Start Material for the task
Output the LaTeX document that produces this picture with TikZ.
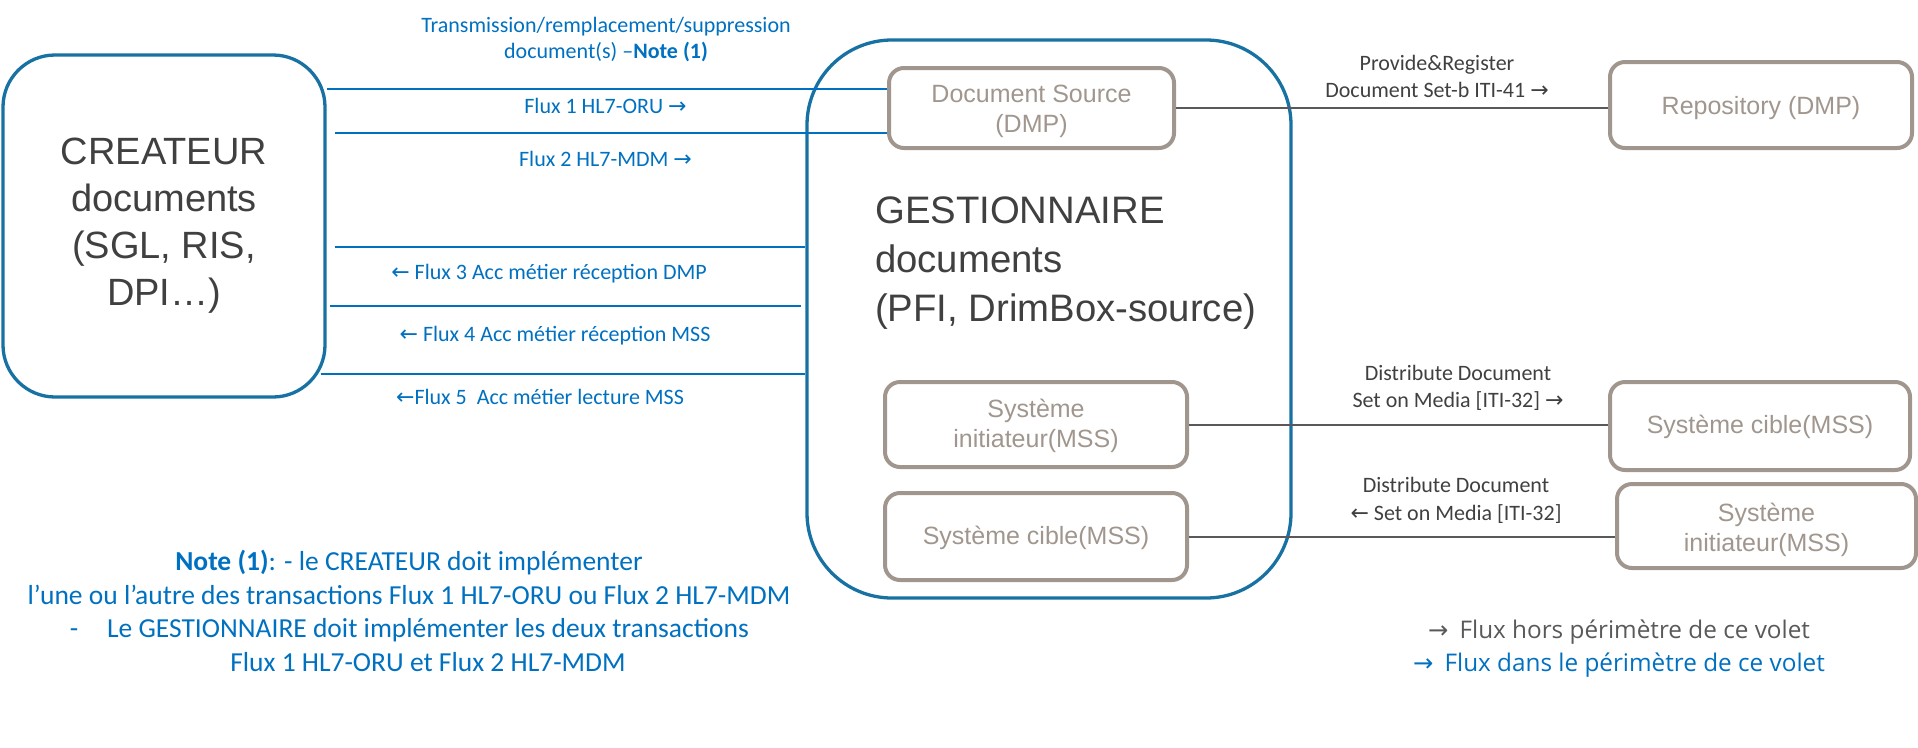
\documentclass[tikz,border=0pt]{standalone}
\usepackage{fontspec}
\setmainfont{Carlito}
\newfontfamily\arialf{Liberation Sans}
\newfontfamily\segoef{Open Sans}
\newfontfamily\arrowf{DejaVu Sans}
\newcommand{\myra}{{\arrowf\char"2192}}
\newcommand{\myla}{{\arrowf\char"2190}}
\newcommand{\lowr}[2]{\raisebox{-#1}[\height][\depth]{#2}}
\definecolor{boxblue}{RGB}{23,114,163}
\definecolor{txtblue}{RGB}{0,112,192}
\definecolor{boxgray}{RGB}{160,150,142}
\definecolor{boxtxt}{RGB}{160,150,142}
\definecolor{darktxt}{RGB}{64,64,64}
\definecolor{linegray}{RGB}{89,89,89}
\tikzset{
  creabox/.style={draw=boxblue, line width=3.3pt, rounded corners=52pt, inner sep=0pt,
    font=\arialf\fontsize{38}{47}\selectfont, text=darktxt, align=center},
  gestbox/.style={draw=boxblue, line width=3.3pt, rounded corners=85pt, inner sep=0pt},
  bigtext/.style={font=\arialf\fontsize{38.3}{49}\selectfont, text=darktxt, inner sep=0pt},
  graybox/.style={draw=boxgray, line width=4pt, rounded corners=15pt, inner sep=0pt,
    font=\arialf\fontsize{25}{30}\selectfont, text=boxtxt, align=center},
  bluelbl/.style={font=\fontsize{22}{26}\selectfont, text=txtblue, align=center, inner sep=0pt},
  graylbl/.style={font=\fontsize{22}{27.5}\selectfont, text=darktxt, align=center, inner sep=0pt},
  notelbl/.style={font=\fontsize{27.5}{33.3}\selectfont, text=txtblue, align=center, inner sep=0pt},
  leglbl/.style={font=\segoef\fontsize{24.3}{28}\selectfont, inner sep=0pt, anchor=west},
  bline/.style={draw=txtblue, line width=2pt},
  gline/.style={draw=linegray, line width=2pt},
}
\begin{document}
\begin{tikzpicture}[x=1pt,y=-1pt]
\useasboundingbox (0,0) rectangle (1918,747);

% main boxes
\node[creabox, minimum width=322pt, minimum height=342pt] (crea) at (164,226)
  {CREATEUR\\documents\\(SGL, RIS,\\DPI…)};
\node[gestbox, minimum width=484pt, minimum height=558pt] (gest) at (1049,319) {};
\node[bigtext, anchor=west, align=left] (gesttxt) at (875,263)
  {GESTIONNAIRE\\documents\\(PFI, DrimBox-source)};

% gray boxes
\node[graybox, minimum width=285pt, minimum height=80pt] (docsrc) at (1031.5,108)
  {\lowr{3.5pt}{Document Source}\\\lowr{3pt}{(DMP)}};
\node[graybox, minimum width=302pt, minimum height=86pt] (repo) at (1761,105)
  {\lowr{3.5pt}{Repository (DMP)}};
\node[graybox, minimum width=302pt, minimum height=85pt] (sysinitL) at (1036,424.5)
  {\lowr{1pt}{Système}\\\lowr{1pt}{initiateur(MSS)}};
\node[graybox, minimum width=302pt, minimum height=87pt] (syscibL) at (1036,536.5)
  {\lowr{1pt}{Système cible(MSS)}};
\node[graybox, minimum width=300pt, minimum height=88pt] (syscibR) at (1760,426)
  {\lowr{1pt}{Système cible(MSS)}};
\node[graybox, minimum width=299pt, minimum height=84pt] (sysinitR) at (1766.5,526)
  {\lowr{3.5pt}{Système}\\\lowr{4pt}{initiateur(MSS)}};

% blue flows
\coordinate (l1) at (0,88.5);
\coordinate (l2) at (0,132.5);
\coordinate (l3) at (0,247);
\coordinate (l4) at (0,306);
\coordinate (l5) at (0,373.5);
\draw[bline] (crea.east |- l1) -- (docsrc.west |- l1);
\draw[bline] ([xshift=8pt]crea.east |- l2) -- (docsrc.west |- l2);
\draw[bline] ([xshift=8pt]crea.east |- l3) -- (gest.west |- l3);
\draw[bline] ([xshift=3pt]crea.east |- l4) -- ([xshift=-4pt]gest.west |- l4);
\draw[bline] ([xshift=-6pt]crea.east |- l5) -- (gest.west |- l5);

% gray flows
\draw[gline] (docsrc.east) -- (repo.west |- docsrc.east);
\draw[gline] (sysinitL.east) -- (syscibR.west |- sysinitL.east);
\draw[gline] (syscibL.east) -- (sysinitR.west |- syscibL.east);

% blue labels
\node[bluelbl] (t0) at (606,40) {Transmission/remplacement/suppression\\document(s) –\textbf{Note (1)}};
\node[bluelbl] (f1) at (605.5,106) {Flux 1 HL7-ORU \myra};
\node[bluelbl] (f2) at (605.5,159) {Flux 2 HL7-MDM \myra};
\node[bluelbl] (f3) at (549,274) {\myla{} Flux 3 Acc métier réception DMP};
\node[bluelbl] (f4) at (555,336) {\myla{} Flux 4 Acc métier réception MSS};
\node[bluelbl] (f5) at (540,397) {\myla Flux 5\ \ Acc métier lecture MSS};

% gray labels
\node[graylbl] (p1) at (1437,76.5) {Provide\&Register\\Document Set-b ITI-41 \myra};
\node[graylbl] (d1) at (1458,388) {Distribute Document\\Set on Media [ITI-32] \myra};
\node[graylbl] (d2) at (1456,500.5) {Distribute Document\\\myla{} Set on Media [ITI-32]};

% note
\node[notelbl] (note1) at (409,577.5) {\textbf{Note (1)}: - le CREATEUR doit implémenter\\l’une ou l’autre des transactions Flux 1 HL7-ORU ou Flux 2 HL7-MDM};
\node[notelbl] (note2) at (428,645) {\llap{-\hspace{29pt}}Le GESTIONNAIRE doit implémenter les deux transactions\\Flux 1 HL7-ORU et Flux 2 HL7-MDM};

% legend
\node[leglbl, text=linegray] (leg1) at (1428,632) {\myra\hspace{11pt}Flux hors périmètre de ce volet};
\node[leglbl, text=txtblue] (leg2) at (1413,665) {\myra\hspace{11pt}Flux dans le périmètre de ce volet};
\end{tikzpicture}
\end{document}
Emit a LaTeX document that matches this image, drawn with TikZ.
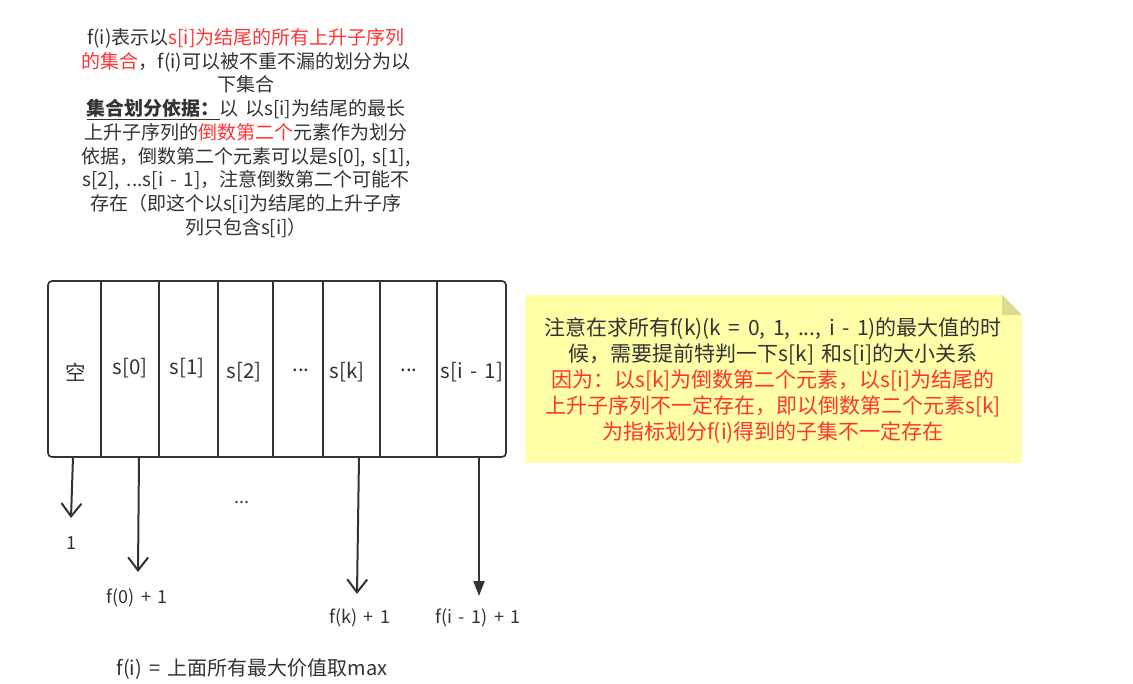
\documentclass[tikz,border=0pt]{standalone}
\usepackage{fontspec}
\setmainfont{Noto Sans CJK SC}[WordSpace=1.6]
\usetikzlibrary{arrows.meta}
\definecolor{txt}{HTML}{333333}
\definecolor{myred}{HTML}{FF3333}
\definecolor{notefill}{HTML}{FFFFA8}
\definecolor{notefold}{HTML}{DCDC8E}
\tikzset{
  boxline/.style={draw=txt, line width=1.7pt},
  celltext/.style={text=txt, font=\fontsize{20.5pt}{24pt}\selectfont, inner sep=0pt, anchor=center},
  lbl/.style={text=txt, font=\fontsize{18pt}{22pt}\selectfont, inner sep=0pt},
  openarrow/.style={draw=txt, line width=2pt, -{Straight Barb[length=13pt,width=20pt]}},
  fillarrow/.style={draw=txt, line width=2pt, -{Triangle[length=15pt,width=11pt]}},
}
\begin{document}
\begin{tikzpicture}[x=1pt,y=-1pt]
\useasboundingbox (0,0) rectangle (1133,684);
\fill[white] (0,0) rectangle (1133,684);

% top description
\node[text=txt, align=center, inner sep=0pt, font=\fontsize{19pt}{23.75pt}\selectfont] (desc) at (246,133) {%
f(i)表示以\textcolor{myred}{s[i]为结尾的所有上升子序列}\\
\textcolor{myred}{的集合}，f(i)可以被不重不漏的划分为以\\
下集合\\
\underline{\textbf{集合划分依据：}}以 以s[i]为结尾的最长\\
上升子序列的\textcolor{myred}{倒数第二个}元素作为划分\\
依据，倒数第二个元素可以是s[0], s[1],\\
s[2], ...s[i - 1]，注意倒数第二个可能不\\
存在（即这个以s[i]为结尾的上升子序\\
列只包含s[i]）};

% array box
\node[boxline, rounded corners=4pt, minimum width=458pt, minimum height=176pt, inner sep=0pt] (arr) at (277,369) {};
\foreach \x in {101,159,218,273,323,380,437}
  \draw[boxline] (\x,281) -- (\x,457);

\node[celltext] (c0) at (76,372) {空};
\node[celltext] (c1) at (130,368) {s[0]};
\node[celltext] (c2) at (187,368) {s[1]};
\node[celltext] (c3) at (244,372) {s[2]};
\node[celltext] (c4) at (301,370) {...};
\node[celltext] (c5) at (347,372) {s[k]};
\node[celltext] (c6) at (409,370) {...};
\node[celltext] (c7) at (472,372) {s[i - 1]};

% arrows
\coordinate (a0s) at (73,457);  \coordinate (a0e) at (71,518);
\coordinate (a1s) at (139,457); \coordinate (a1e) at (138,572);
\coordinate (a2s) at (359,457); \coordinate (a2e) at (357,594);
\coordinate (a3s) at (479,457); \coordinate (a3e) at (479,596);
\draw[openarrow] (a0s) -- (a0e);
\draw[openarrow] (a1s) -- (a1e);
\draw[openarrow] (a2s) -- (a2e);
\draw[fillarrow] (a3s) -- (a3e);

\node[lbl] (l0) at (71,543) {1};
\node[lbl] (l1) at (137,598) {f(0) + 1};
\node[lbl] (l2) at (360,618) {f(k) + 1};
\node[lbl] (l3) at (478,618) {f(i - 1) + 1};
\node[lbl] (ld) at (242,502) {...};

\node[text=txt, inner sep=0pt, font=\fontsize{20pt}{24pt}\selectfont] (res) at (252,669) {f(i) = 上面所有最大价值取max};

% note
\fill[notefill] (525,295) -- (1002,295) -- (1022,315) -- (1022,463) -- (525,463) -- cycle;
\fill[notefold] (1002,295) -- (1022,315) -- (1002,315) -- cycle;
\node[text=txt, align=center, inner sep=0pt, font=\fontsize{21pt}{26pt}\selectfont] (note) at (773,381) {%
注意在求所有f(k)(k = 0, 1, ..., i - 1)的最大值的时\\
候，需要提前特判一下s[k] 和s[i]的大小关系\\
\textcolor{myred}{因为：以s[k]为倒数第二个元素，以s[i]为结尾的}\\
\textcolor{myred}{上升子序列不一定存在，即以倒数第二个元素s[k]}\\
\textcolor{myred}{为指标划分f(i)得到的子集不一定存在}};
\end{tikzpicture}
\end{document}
End Material for the task
* _Your goal_
Report how many lines of the entries hold the word "that". Nothing else is needed.

* _Written answer_
2